In the icy waste of Siachen Glacier, one Indian soldier dies every month due to the extreme weather. Besides loss of lives, the cost of maintaining soldiers at such high altitude runs into millions of dollars for both India and Pakistan. They can’t afford the costs of this useless war and it is high time their political and military leaders realize this.
A recent avalanche on the Siachen Glacier that engulfed an Indian military post claimed the lives of ten Indian soldiers. The tragedy has underscored the enormous human, material and financial costs that India and Pakistan are incurring by keeping their soldiers deployed in this brutal battlefield.
The Siachen Glacier lies at the tri-junction of India, Pakistan and China. It overlooks the strategic Karakoram Pass. Neither the 1948 ceasefire line nor the 1972 Simla Agreement provided clarity on where the border runs in the Siachen region.
In 1984, anticipating a Pakistani assault on the Siachen, India moved swiftly to take control of the glacier.

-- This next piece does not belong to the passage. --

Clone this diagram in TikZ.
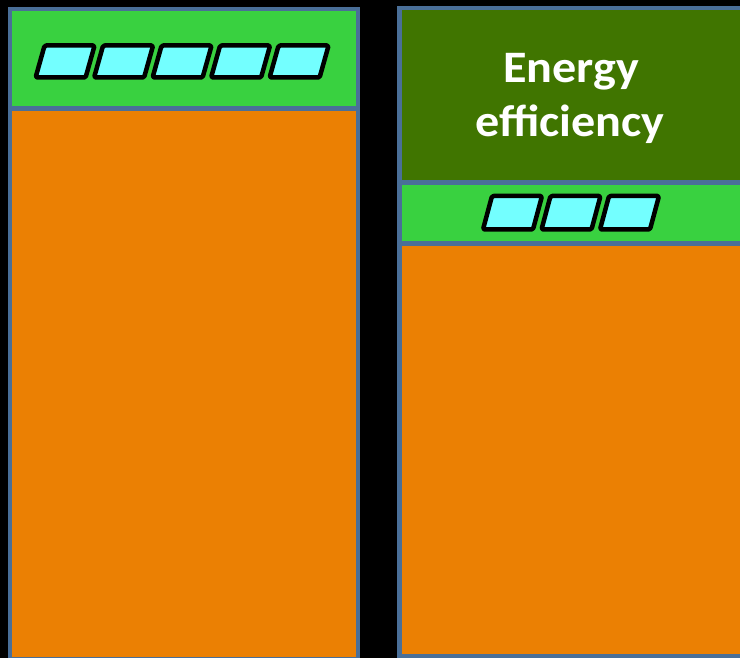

Since then, the Siachen has emerged an important bone of contention between the two countries. The Actual Ground Position Line (AGPL) separates the positions of the two sides in the Siachen region.
Since 1984, India and Pakistan have deployed troops in the area and have fought bloody battles over it, earning the glacier the title of the ‘world’s highest battlefield.’
Since November 2003, when a ceasefire took effect along the India-Pakistan international border, the line of control and the AGPL, the exchange of fire at the Siachen has stopped. The guns are silent. Yet the Siachen continues to claim lives.
Figures of fatalities show that its treacherous environment is more deadly than enemy fire. Just a fifth of the 883 Indian soldiers said to have been killed in the Siachen over the past 32 years fell to Pakistani bullets. Nature’s fury and medical problems killed the rest.
The Siachen Glacier is an icy wasteland where temperatures drop to minus 40 degrees Celsius and blizzards are known to touch speeds of 300 kilometers per hour. The glacier lies at an altitude of around 5,400 meters. Survival at this height is extremely difficult as the air is sparse. High altitude pulmonary and cerebral edemas are common among soldiers deployed at the Siachen Glacier.
Pakistan too has suffered heavily in the Siachen. In 2012, an avalanche buried its army base in Gyari, killing 129 soldiers and 11 civilians.
Besides the death toll is the economic cost of maintaining soldiers at this altitude. While neither India nor Pakistan has made public the financial costs of deployment in the Siachen – India bears a larger burden as it has deployed at higher altitudes – current estimates indicate that this may be around $1 million per day.
Not surprisingly, there are sections in India and Pakistan that are calling on both countries to withdraw troops from the Siachen Glacier. Among these are former military personnel who have served in the Siachen. Some of them insist that the glacier has no strategic value for India; hence a pullout is not a major risk.
Others insist that India should not fritter away the advantage it has in the region. After all it is in control of not only the glacier but also the Saltoro Ridge to its west. Withdrawing from the Siachen would be a big blunder, they argue, as Pakistan will quickly occupy the heights when India pulls out its troops from the area. In the circumstances, a demilitarization of the glacier would be disastrous for India.
India and Pakistan have been seeking a negotiated solution to the Siachen conflict and are believed to have been on the brink of settling it in 1989.
However, governments in both countries developed cold feet and chickened out.
The Siachen conflict is among the issues that figure in the bilateral composite dialogue. It is often described as a “low hanging fruit” that is within reach of a solution should India and Pakistan decide to resolve their many disputes.
However, is the Siachen conflict really that easy to settle? Yes, say the peaceniks pointing to the 1989 deal that is apparently only waiting for signatures.
The problem is that since 1989, much has changed in the India-Pakistan relationship.
That was the year when Pakistan’s backing of the militancy in the Indian state of Jammu and Kashmir ignited an insurgency in the state. Since then Pakistan’s support to terrorist groups has expanded to include those carrying out attacks in other parts of India.
Besides, its military intrusion at Kargil in 1999 severely eroded trust between the two countries. In the circumstances, it is difficult for India to withdraw its troops from the Siachen.
But it is not impossible, says an Indian army officer who was posted in the Siachen in the 1990s. He suggests that the two sides need to jointly demarcate the AGPL on the ground and in maps, and put in place steps for joint verification and monitoring.
Importantly, it will require both sides to admit they cannot afford the costs of this useless war. That wisdom is yet to dawn on the political and military establishments of the two countries.